═════ Source excerpt ═════

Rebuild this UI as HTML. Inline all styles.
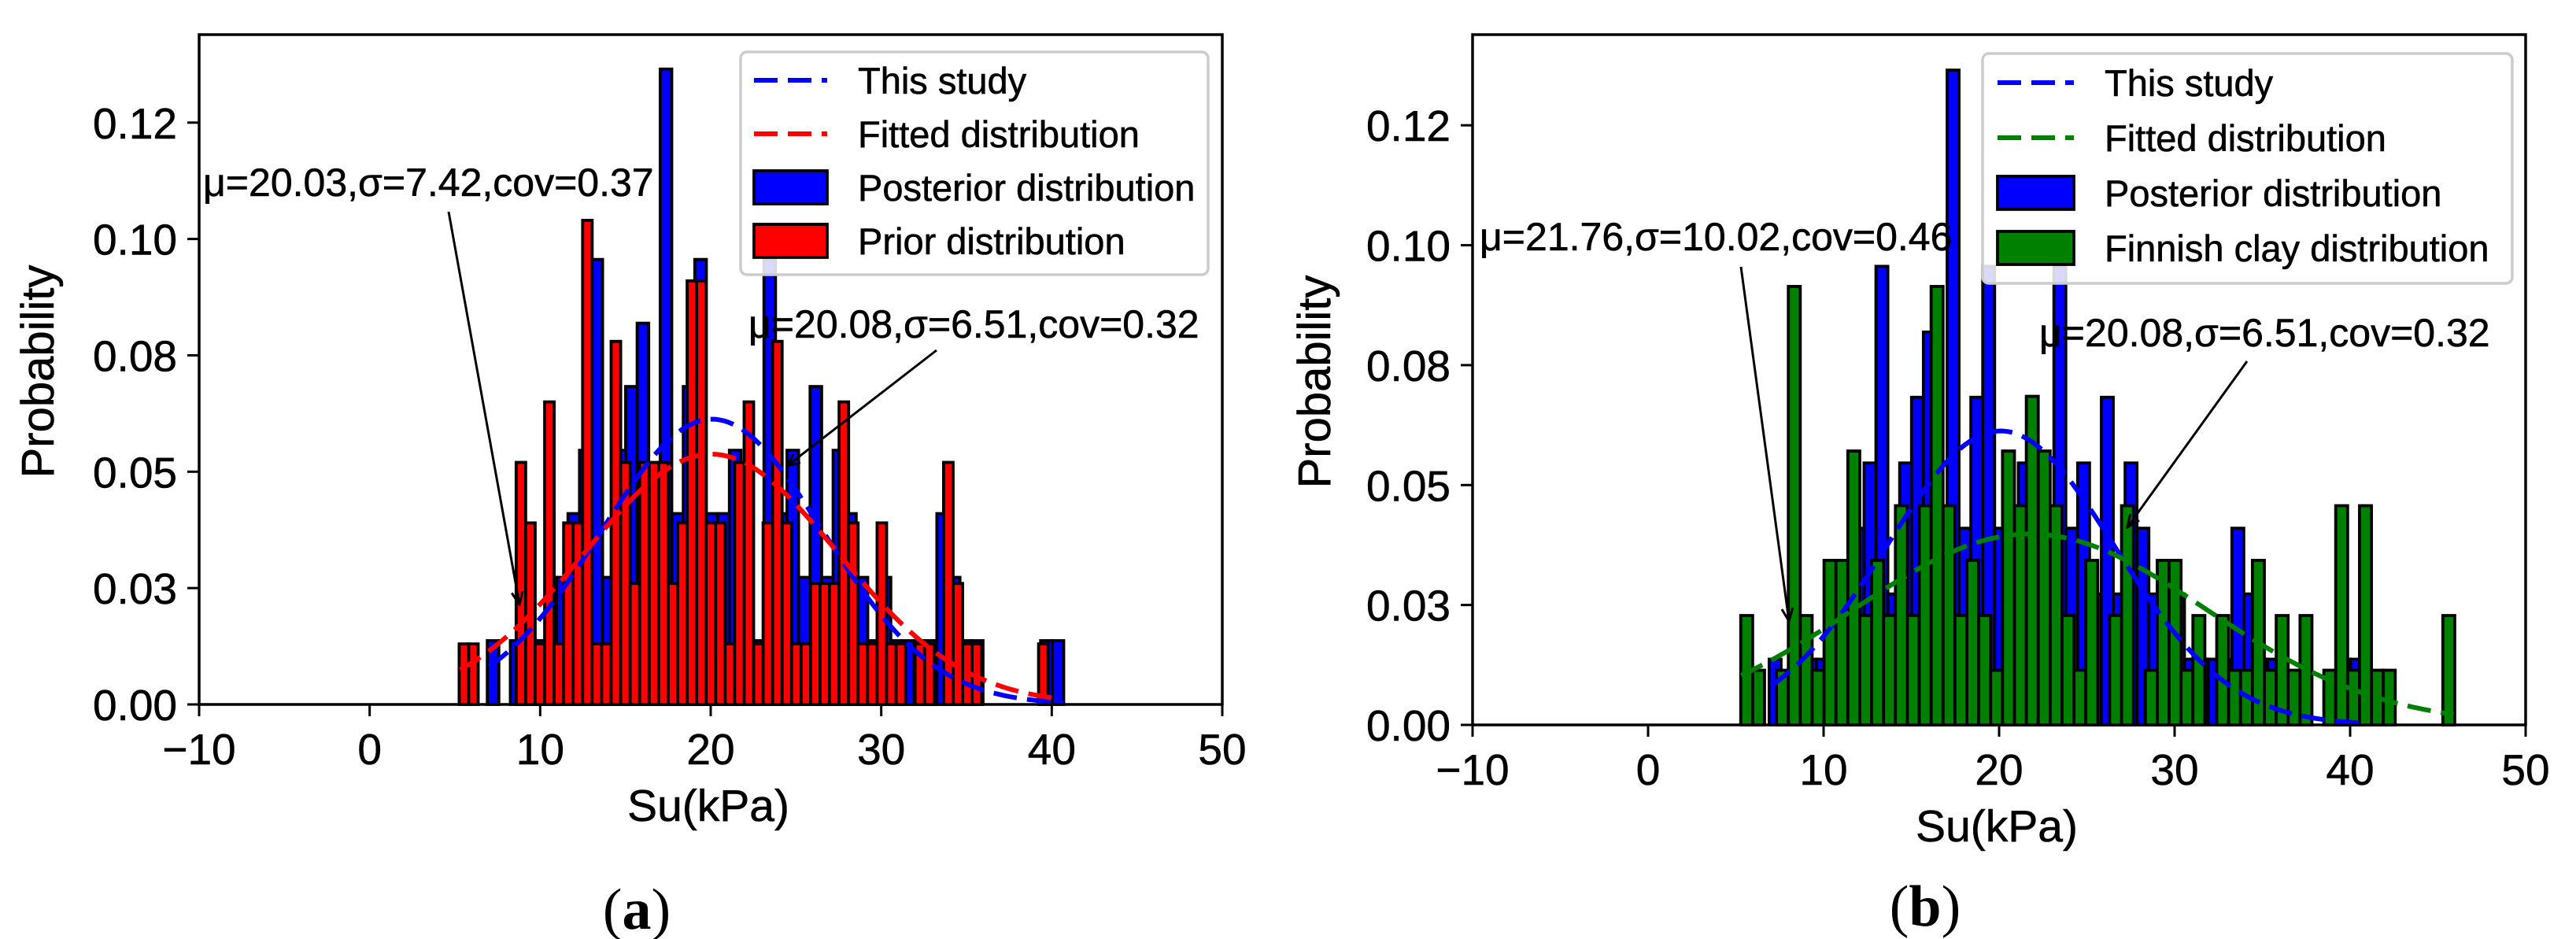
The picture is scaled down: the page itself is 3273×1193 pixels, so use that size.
<!DOCTYPE html>
<html><head><meta charset="utf-8">
<style>
html,body{margin:0;padding:0;background:#fff;}
svg{display:block;font-family:"Liberation Sans",Arial,sans-serif;}
svg text{stroke:#000;stroke-width:0.6px;}
</style></head>
<body>
<svg id="fig" width="3273" height="1193" viewBox="0 0 3273 1193" xmlns="http://www.w3.org/2000/svg">
<defs>
<marker id="ah" viewBox="0 0 20 20" refX="18" refY="10" markerWidth="20" markerHeight="20" markerUnits="userSpaceOnUse" orient="auto">
<path d="M2,3 L18,10 L2,17" fill="none" stroke="#000" stroke-width="3"/>
</marker>
</defs>
<g id="panelA"></g>
<g id="panelB"></g>
<text x="809" y="1180" text-anchor="middle" font-family="Liberation Serif,serif" font-size="74" style="stroke:none">(<tspan font-weight="bold">a</tspan>)</text>
<text x="2446" y="1176" text-anchor="middle" font-family="Liberation Serif,serif" font-size="74" style="stroke:none">(<tspan font-weight="bold">b</tspan>)</text>
</svg>
<script>
// ---- data ----
const xTicks = [-10, 0, 10, 20, 30, 40, 50];
const xTickLabels = ["\u221210", "0", "10", "20", "30", "40", "50"];
const yTicks = [0, 0.025, 0.05, 0.075, 0.1, 0.125];
const yTickLabels = ["0.00", "0.03", "0.05", "0.08", "0.10", "0.12"];

// posterior histogram (50 bins, start 6.9, width 0.676)
const posteriorStart = 6.9;
const posteriorWidth = 0.676;
const posteriorValues = [0.0137,0,0.0137,0.0137,0.0137,0.0273,0.0273,0.041,0.0546,0.0956,
 0.0273,0.0546,0.0683,0.0819,0.041,0.1365,0.041,0.0683,0.0956,0.041,
 0.041,0.0546,0.0273,0.0137,0.0956,0.041,0.0546,0.0273,0.0683,0.0273,
 0.0546,0.041,0.0273,0.0137,0.0273,0.0137,0.0137,0.0137,0.0137,0.041,
 0.0273,0.0137,0.0137,0,0,0,0,0,0.0137,0.0137];

// prior histogram (62 bins, start 5.25, width 0.557)
const priorStart = 5.25;
const priorWidth = 0.557;
const priorValues = [0.013,0.013,0,0,0,0,0.052,0.039,0.013,0.065,
 0.013,0.039,0.039,0.104,0.013,0.013,0.078,0.052,0.026,0.052,
 0.052,0.052,0.026,0.039,0.091,0.091,0.039,0.039,0.013,0.052,
 0.065,0.013,0.039,0.078,0.039,0.013,0.013,0.026,0.026,0.026,
 0.065,0.039,0.013,0.013,0.039,0.013,0.013,0,0.013,0.013,
 0,0.052,0.026,0.013,0.013,0,0,0,0,0,0,0.013];

// Finnish clay histogram (60 bins, start 5.28, width 0.678)
const finnishStart = 5.28;
const finnishWidth = 0.678;
const finnishValues = [0.0228,0.0114,0,0.0114,0.0914,0.0228,0.0114,0.0343,0.0343,0.0571,
 0.0228,0.0343,0.0228,0.0457,0.0228,0.0457,0.0914,0.0457,0.0228,0.0343,
 0.0228,0.0114,0.0571,0.0457,0.0685,0.0571,0.0457,0.0228,0.0114,0.0343,
 0,0.0228,0.0457,0,0.0114,0.0343,0.0343,0.0114,0.0228,0,
 0.0228,0.0114,0.0114,0.0343,0.0114,0.0228,0.0114,0.0228,0,0.0114,
 0.0457,0.0114,0.0457,0.0114,0.0114,0,0,0,0,0.0228];

// fitted normal curves: [mu, sigma, xmin, xmax]
const studyFit = [20.08, 6.51, 7.0, 40.7];
const priorFit = [20.03, 7.42, 5.3, 40.0];
const finnishFit = [21.76, 10.02, 5.3, 45.9];

const NS = "http://www.w3.org/2000/svg";
function mk(parent, tag, attrs, text) {
  const e = document.createElementNS(NS, tag);
  for (const k in attrs) e.setAttribute(k, attrs[k]);
  if (text !== undefined) e.textContent = text;
  parent.appendChild(e);
  return e;
}

function pdf(x, mu, s) { return Math.exp(-0.5 * ((x - mu) / s) ** 2) / (s * Math.sqrt(2 * Math.PI)); }

function drawPanel(g, P) {
  const X = v => P.left + (v + 10) / 60 * (P.right - P.left);
  const Y = v => P.bottom - v / 0.1439 * (P.bottom - P.top);

  P.hists.forEach(h => {
    const hg = mk(g, "g", {});
    
    
    h.values.forEach((v, i) => {
      if (v <= 0) return;
      const x0 = X(h.start + i * h.width), x1 = X(h.start + (i + 1) * h.width);
      const r = mk(hg, "rect", {x: x0, y: Y(v), width: x1 - x0, height: Y(0) - Y(v), fill: h.color, stroke: "#000", "stroke-width": 3.8});
      
      
    });
  });

  P.curves.forEach(c => {
    const [mu, s, a, b] = c.fit;
    let d = "";
    for (let k = 0; k <= 200; k++) {
      const x = a + (b - a) * k / 200;
      d += (k ? "L" : "M") + X(x).toFixed(1) + "," + Y(pdf(x, mu, s)).toFixed(1);
    }
    const p = mk(g, "path", {d: d, fill: "none", stroke: c.color, "stroke-width": 6, "stroke-dasharray": "30 13"});
    
    
  });

  const fr = mk(g, "rect", {x: P.left, y: P.top, width: P.right - P.left, height: P.bottom - P.top, fill: "none", stroke: "#000", "stroke-width": 3.5});
  
  

  xTicks.forEach((t, i) => {
    const x = X(t);
    mk(g, "line", {x1: x, x2: x, y1: P.bottom, y2: P.bottom + 15, stroke: "#000", "stroke-width": 3});
    const tx = mk(g, "text", {x: x, y: P.bottom + 76, "text-anchor": "middle", "font-size": 55}, xTickLabels[i]);
    
    
  });
  yTicks.forEach((t, i) => {
    const y = Y(t);
    mk(g, "line", {x1: P.left - 15, x2: P.left, y1: y, y2: y, stroke: "#000", "stroke-width": 3});
    const ty = mk(g, "text", {x: P.left - 28, y: y + 20, "text-anchor": "end", "font-size": 55}, yTickLabels[i]);
    
    
  });
  const xt = mk(g, "text", {x: (P.left + P.right) / 2 - 3, y: P.bottom + 148, "text-anchor": "middle", "font-size": 57}, "Su(kPa)");
  
  
  const yt = mk(g, "text", {x: 0, y: 0, "text-anchor": "middle", "font-size": 58, transform: `translate(${P.ytx},${P.yty}) rotate(-90)`}, "Probability");
  
  

  P.annots.forEach(a => {
    const t = mk(g, "text", {x: a.tx, y: a.ty, "font-size": 50}, a.text);
    
    
    const l = mk(g, "line", {x1: a.x1, y1: a.y1, x2: a.x2, y2: a.y2, stroke: "#000", "stroke-width": 3, "marker-end": "url(#ah)"});
    
    
  });

  const L = P.legend;
  const lg = mk(g, "g", {});
  
  
  mk(lg, "rect", {x: L.x, y: L.y, width: L.w, height: L.h, rx: 8, fill: "#fff", "fill-opacity": 0.85, stroke: "#ccc", "stroke-width": 3.5});
  L.items.forEach((it, i) => {
    const cy = L.y0 + i * L.dy;
    const eg = mk(lg, "g", {});
    
    
    if (it.type === "line") {
      mk(eg, "line", {x1: L.hx, x2: L.hx + L.hw, y1: cy, y2: cy, stroke: it.color, "stroke-width": 6, "stroke-dasharray": "30 13"});
    } else {
      mk(eg, "rect", {x: L.hx, y: cy - 21, width: L.hw, height: 42, fill: it.color, stroke: "#000", "stroke-width": 3.8});
    }
    mk(eg, "text", {x: L.tx, y: cy + 17, "font-size": 47}, it.label);
  });
}

drawPanel(document.getElementById("panelA"), {
  left: 253, right: 1553, top: 44, bottom: 895, ytx: 68, yty: 472,
  hists: [
    {name: "posterior-histogram", values: posteriorValues, start: posteriorStart, width: posteriorWidth, color: "#0000ff"},
    {name: "prior-histogram", values: priorValues, start: priorStart, width: priorWidth, color: "#ff0000"}
  ],
  curves: [
    {name: "this-study-curve", fit: studyFit, color: "#0000ff"},
    {name: "fitted-prior-curve", fit: priorFit, color: "#ff0000"}
  ],
  annots: [
    {text: "\u03bc=20.03,\u03c3=7.42,cov=0.37", tx: 258, ty: 249, x1: 570, y1: 269, x2: 660, y2: 768},
    {text: "\u03bc=20.08,\u03c3=6.51,cov=0.32", tx: 951, ty: 429, x1: 1190, y1: 445, x2: 1000, y2: 592}
  ],
  legend: {x: 941, y: 66, w: 594, h: 283, y0: 102, dy: 68, hx: 958, hw: 93, tx: 1090,
    items: [
      {type: "line", color: "#0000ff", label: "This study"},
      {type: "line", color: "#ff0000", label: "Fitted distribution"},
      {type: "patch", color: "#0000ff", label: "Posterior distribution"},
      {type: "patch", color: "#ff0000", label: "Prior distribution"}
    ]}
});

drawPanel(document.getElementById("panelB"), {
  left: 1871, right: 3209, top: 44, bottom: 921, ytx: 1690, yty: 485,
  hists: [
    {name: "posterior-histogram", values: posteriorValues, start: posteriorStart, width: posteriorWidth, color: "#0000ff"},
    {name: "finnish-clay-histogram", values: finnishValues, start: finnishStart, width: finnishWidth, color: "#008000"}
  ],
  curves: [
    {name: "this-study-curve", fit: studyFit, color: "#0000ff"},
    {name: "fitted-finnish-curve", fit: finnishFit, color: "#008000"}
  ],
  annots: [
    {text: "\u03bc=21.76,\u03c3=10.02,cov=0.46", tx: 1880, ty: 318, x1: 2212, y1: 339, x2: 2273, y2: 789},
    {text: "\u03bc=20.08,\u03c3=6.51,cov=0.32", tx: 2591, ty: 440, x1: 2855, y1: 459, x2: 2703, y2: 670}
  ],
  legend: {x: 2519, y: 68, w: 673, h: 292, y0: 105, dy: 70, hx: 2538, hw: 97, tx: 2674,
    items: [
      {type: "line", color: "#0000ff", label: "This study"},
      {type: "line", color: "#008000", label: "Fitted distribution"},
      {type: "patch", color: "#0000ff", label: "Posterior distribution"},
      {type: "patch", color: "#008000", label: "Finnish clay distribution"}
    ]}
});
</script>
</body></html>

═════

Given problem:
Begin with the line that has "The picture is" in the listing above and end after the line that has "0,0.052,0.026,0.013,0.013,0,0,0,0,0,0,0.013];"; output those lines exactly.

Solution for this problem:
The picture is scaled down: the page itself is 3273×1193 pixels, so use that size.
<!DOCTYPE html>
<html><head><meta charset="utf-8">
<style>
html,body{margin:0;padding:0;background:#fff;}
svg{display:block;font-family:"Liberation Sans",Arial,sans-serif;}
svg text{stroke:#000;stroke-width:0.6px;}
</style></head>
<body>
<svg id="fig" width="3273" height="1193" viewBox="0 0 3273 1193" xmlns="http://www.w3.org/2000/svg">
<defs>
<marker id="ah" viewBox="0 0 20 20" refX="18" refY="10" markerWidth="20" markerHeight="20" markerUnits="userSpaceOnUse" orient="auto">
<path d="M2,3 L18,10 L2,17" fill="none" stroke="#000" stroke-width="3"/>
</marker>
</defs>
<g id="panelA"></g>
<g id="panelB"></g>
<text x="809" y="1180" text-anchor="middle" font-family="Liberation Serif,serif" font-size="74" style="stroke:none">(<tspan font-weight="bold">a</tspan>)</text>
<text x="2446" y="1176" text-anchor="middle" font-family="Liberation Serif,serif" font-size="74" style="stroke:none">(<tspan font-weight="bold">b</tspan>)</text>
</svg>
<script>
// ---- data ----
const xTicks = [-10, 0, 10, 20, 30, 40, 50];
const xTickLabels = ["\u221210", "0", "10", "20", "30", "40", "50"];
const yTicks = [0, 0.025, 0.05, 0.075, 0.1, 0.125];
const yTickLabels = ["0.00", "0.03", "0.05", "0.08", "0.10", "0.12"];

// posterior histogram (50 bins, start 6.9, width 0.676)
const posteriorStart = 6.9;
const posteriorWidth = 0.676;
const posteriorValues = [0.0137,0,0.0137,0.0137,0.0137,0.0273,0.0273,0.041,0.0546,0.0956,
 0.0273,0.0546,0.0683,0.0819,0.041,0.1365,0.041,0.0683,0.0956,0.041,
 0.041,0.0546,0.0273,0.0137,0.0956,0.041,0.0546,0.0273,0.0683,0.0273,
 0.0546,0.041,0.0273,0.0137,0.0273,0.0137,0.0137,0.0137,0.0137,0.041,
 0.0273,0.0137,0.0137,0,0,0,0,0,0.0137,0.0137];

// prior histogram (62 bins, start 5.25, width 0.557)
const priorStart = 5.25;
const priorWidth = 0.557;
const priorValues = [0.013,0.013,0,0,0,0,0.052,0.039,0.013,0.065,
 0.013,0.039,0.039,0.104,0.013,0.013,0.078,0.052,0.026,0.052,
 0.052,0.052,0.026,0.039,0.091,0.091,0.039,0.039,0.013,0.052,
 0.065,0.013,0.039,0.078,0.039,0.013,0.013,0.026,0.026,0.026,
 0.065,0.039,0.013,0.013,0.039,0.013,0.013,0,0.013,0.013,
 0,0.052,0.026,0.013,0.013,0,0,0,0,0,0,0.013];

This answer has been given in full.